If any of the replica nodes fail to acknowledge due to network or other issues, the original node is not able to communicate back to the client till the failed node confirms the write operation.

Question: What do you understand by the Internet?

Answer: The Internet refers to the network of networks, that transfer huge amounts of data around the globe.

Question: What do you understand by TCP/IP?


Answer: TCP/IP stands for Transmission Control Protocol/Internet Protocol. It is a set of protocols that defines how two or more devices can communicate with each other.

Question: When is it best to Choose Non-Relational Databases?

Answer: It is best to choose non-relational databases for the below scenarios.

  • When an application requires extremely low latency
  • When data is unstructured or there is no need for any relational data structure
  • When we only need to serialize and deserialize data like JSON, XML, etc
  •  When the volume of data used is massive

Question: What is Quorum in a Distributed System?

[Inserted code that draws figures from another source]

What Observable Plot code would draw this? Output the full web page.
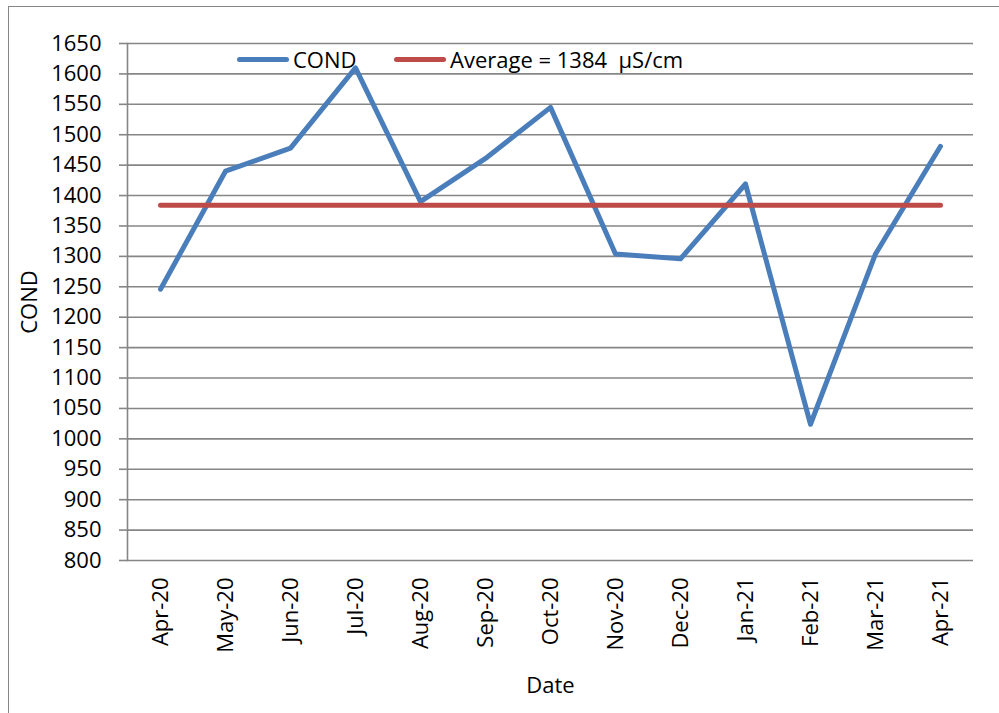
<!DOCTYPE html>
<html>
<head>
<meta charset="utf-8">
<script src="https://cdn.jsdelivr.net/npm/d3@7"></script>
<script src="https://cdn.jsdelivr.net/npm/@observablehq/plot@0.6"></script>
<style>
  html, body { margin: 0; padding: 0; background: white; }
  #wrap { position: relative; width: 999px; height: 713px; overflow: hidden; font-family: "Open Sans", sans-serif; background: white; }
  #chart { position: absolute; left: 0; top: 0; z-index: 2; }
  #frame { position: absolute; left: 8px; top: 6px; width: 1100px; height: 900px; border: 1.5px solid #868686; pointer-events: none; z-index: 3; }
  .item { position: absolute; top: 44px; display: flex; align-items: center; font-size: 22px; color: black; white-space: pre; line-height: 30px; z-index: 1; }
  .sw { display: inline-block; width: 52px; height: 5px; border-radius: 3px; margin-right: 4px; }
</style>
</head>
<body>
<div id="wrap">
  <div id="chart"></div>
  <div id="frame"></div>
</div>
<script>
const months = ["Apr-20","May-20","Jun-20","Jul-20","Aug-20","Sep-20","Oct-20","Nov-20","Dec-20","Jan-21","Feb-21","Mar-21","Apr-21"];
const cond = [1246, 1440, 1478, 1610, 1390, 1461, 1545, 1304, 1296, 1419, 1024, 1304, 1481];
const average = 1384;
const yTicks = [800,850,900,950,1000,1050,1100,1150,1200,1250,1300,1350,1400,1450,1500,1550,1600,1650];
const seriesNames = ["COND", "Average = 1384  \u00b5S/cm"];
const colors = ["#4A7EBB", "#BE4B48"];

const data = months.map((m, i) => ({month: m, cond: cond[i]}));
const avgData = [{month: months[0], v: average}, {month: months[months.length - 1], v: average}];

const chart = Plot.plot({
  width: 999,
  height: 713,
  marginLeft: 127,
  marginRight: 26,
  marginTop: 43,
  marginBottom: 153,
  style: {fontFamily: "'Open Sans', sans-serif", fontSize: "22px", color: "black", background: "transparent", overflow: "visible"},
  x: {type: "point", domain: months, padding: 0.5, label: null},
  y: {domain: [800, 1650], label: null},
  marks: [
    Plot.ruleY(yTicks, {stroke: "#868686", strokeWidth: 1.6}),
    Plot.frame({anchor: "left", stroke: "#868686", strokeWidth: 1.6}),
    Plot.axisY(yTicks, {tickSize: 8, tickPadding: 18, stroke: "#868686", strokeWidth: 1.6, fill: "black", label: null, tickFormat: d => String(d)}),
    Plot.axisX({tickSize: 0, tickPadding: 17, tickRotate: -90, fill: "black", label: null}),
    Plot.text(["COND"], {frameAnchor: "left", dx: -98, rotate: -90, textAnchor: "middle", lineAnchor: "middle", fill: "black", fontSize: 22}),
    Plot.text(["Date"], {frameAnchor: "bottom", dy: 125, textAnchor: "middle", lineAnchor: "middle", fill: "black", fontSize: 22}),
    Plot.line(data, {x: "month", y: "cond", stroke: colors[0], strokeWidth: 5, strokeLinejoin: "round", strokeLinecap: "round"}),
    Plot.line(avgData, {x: "month", y: "v", stroke: colors[1], strokeWidth: 5, strokeLinecap: "round"})
  ]
});
document.getElementById("chart").appendChild(chart);

const wrap = document.getElementById("wrap");
const legendLeft = [237, 394];
seriesNames.forEach((name, i) => {
  const item = document.createElement("div");
  item.className = "item";
  item.style.left = legendLeft[i] + "px";
  const sw = document.createElement("span");
  sw.className = "sw";
  sw.style.background = colors[i];
  const t = document.createElement("span");
  t.textContent = name;
  item.appendChild(sw);
  item.appendChild(t);
  wrap.appendChild(item);
});
</script>
</body>
</html>
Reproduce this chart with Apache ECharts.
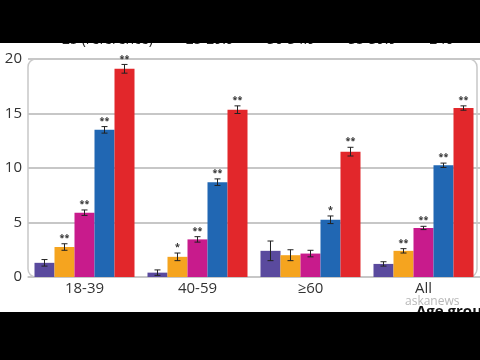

Answer: Quorum in a distributed system is the minimum number of replicas or votes that a distributed transaction has to obtain to proclaim success in that operation. This technique is implemented to ensure that consistent operation is enforced in a distributed system.

Let’s say that we have a database with three replicas of it. In this case, a quorum is the least number of machines that perform the same action as committing or aborting a particular operation to determine if it’s succeeded or failed. If any two of the replicas acknowledged the operation, it can be committed, guaranteeing the needed consistency for distributed operations.